Grace Church, another non-denominational church, with two of its three campuses in Hamilton County, could be defined as a “mega church” with weekly attendance of four to six thousand people. Senior Director of Communications Tyler Bender says the church has an active outreach program with the Care Center at the campus on 146th street in Noblesville providing about 600 families a week with food, referrals for jobs, and educational programs, to mention just a few services.
He says his church recently did research in the community and found there was still great need. “There is still much work to be done in terms of offering ministry to people who need it, serving the poor (even in Hamilton County!), and helping people understand they were made for more,” he says.
Northview Christian Life Church first held services in 1980 and now has seven campuses around the state, including three in Hamilton County; one of them the imposing hilltop campus at the corner of Hazel Dell Parkway and Main Street in Carmel. Another non-denominational mega church, Northview has average weekly attendance of around 9000 people. Communications Pastor Lauren Wright says it’s not surprising there are so many churches in the county. “Hamilton County is an area with many families and rapid growth. It makes sense that a lot of churches would want to be in places where there is growth, in a family-oriented community.”
One of the most stunning church buildings in Hamilton County is The Church of Jesus Christ of Latter-day Saints’ Indianapolis Temple which opened in 2012 at 116th and Spring Mill Road in Carmel. Jeanelle Adamak, the Indiana Area Public Affairs Director, says the temple is not a meetinghouse like a church but, rather, serves congregations in Indiana and Champagne, Illinois. She says many factors played into the decision to build the temple in Hamilton County, including central location for the 40.000 members who utilize the temple, available acreage and accessibility. There are six Mormon congregations in Hamilton County and Adamak says they have seen growth in recent years. “We have seen great support for our church and members,” she says.

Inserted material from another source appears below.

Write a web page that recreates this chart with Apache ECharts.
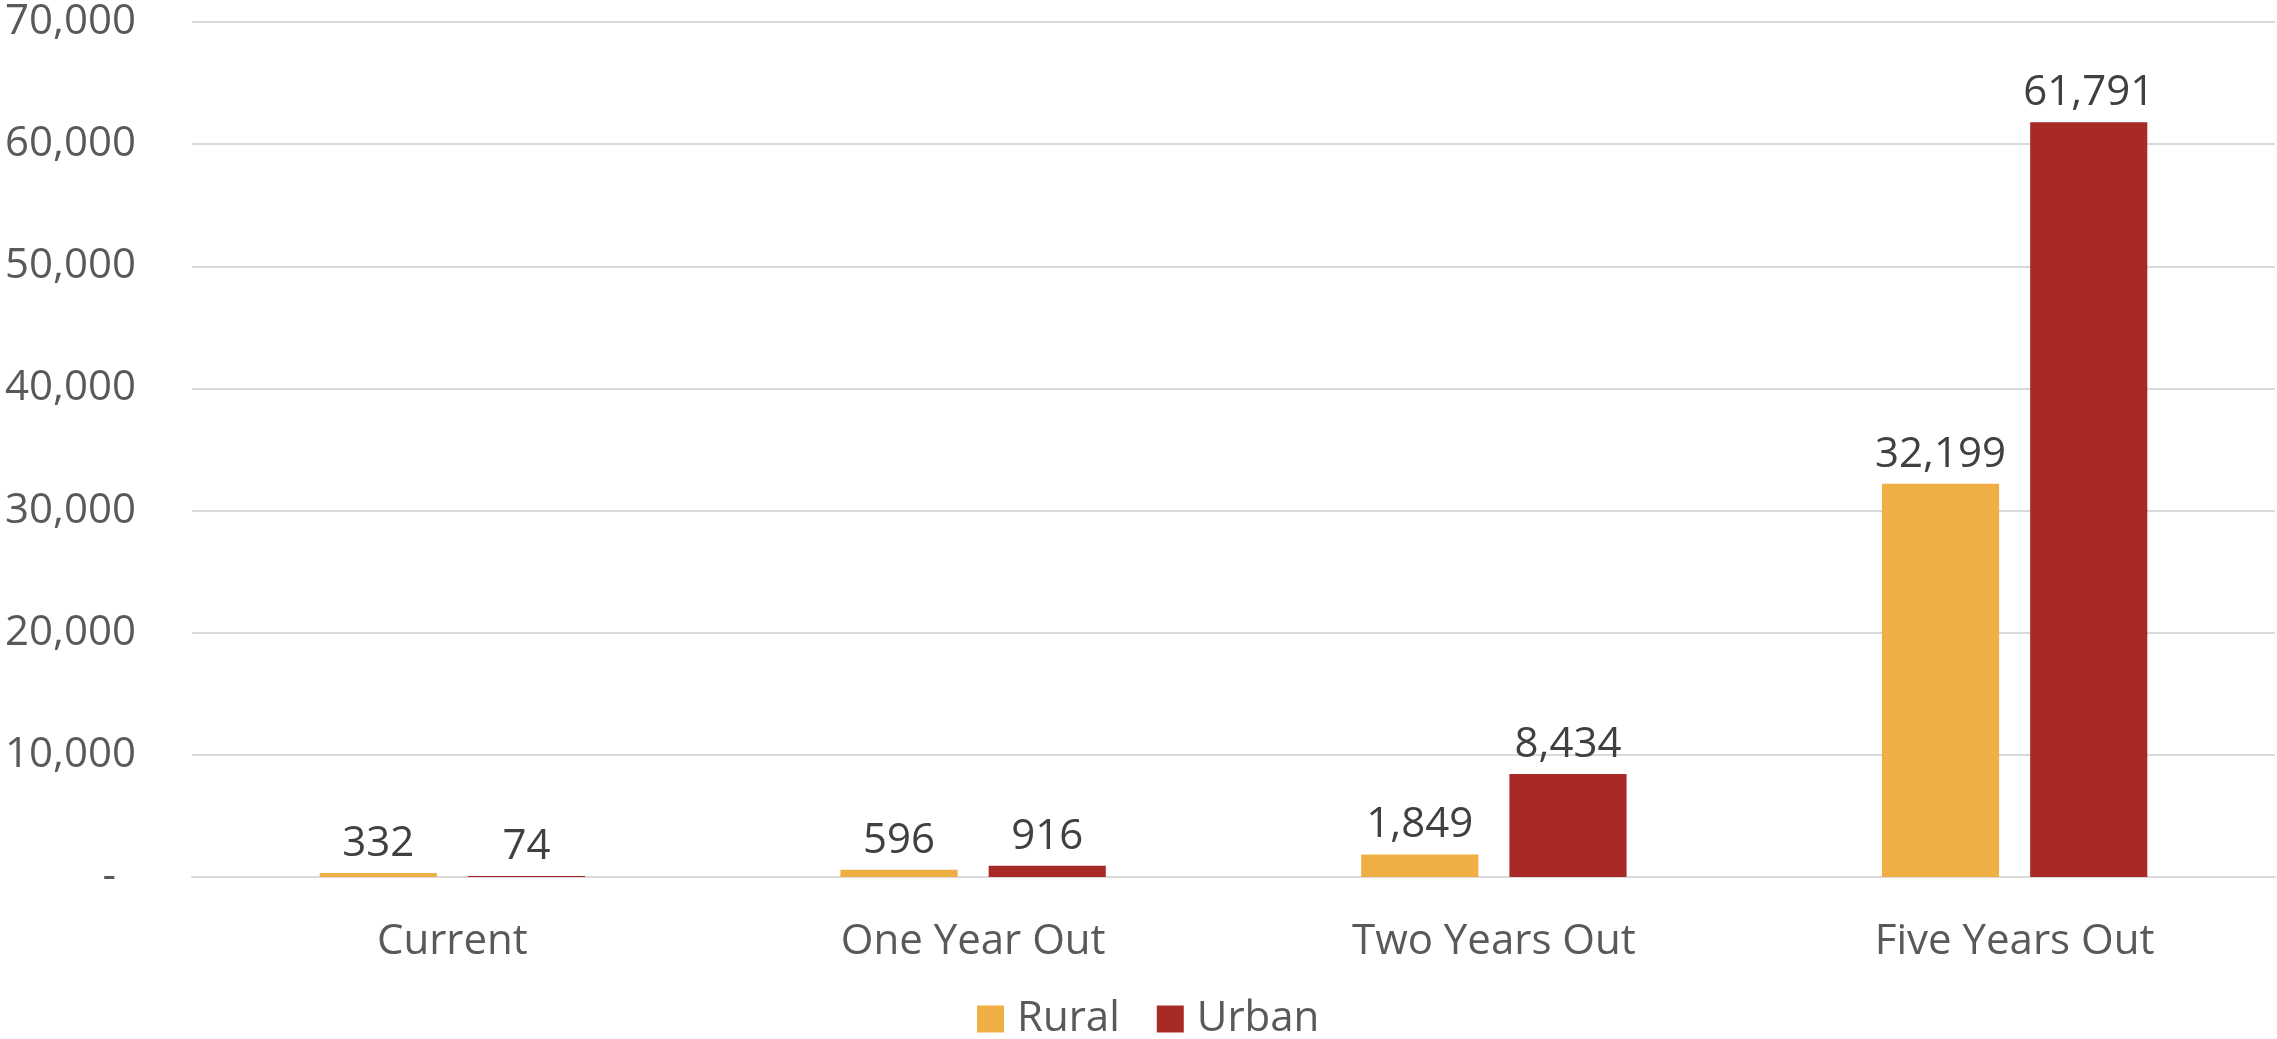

Fishers Mayor Scott Fadness thinks the growth of the religious community is just a natural progression of the population in Fishers and Carmel and all of Hamilton County. “A lot of these churches might have started here back in the ‘90’s and are now reaching such a size from a congregation perspective that they’re needing to expand and grow. We’re seeing a number of those whether it’s Grace, Heartland, iTown; those are all churches that really have grown,” he says adding that others may have been in Marion County and wanted to start branches in Hamilton County for the very same reason, which is that there are a lot of people here.
Mayor Fadness says he thinks having a strong faith community is positive for many reasons. “They can continue to be very helpful on the mental health front and which a number of them have stepped forward and been active participants in those initiatives. But it also helps stability in the sense of communities. People who have connections to their faith community, I think that’s a healthy part of one’s lifestyle and I think it also helps to foster a greater sense of community as a whole,” he says adding, “In general, I’m excited to have a strong and vibrant faith community here in Fishers.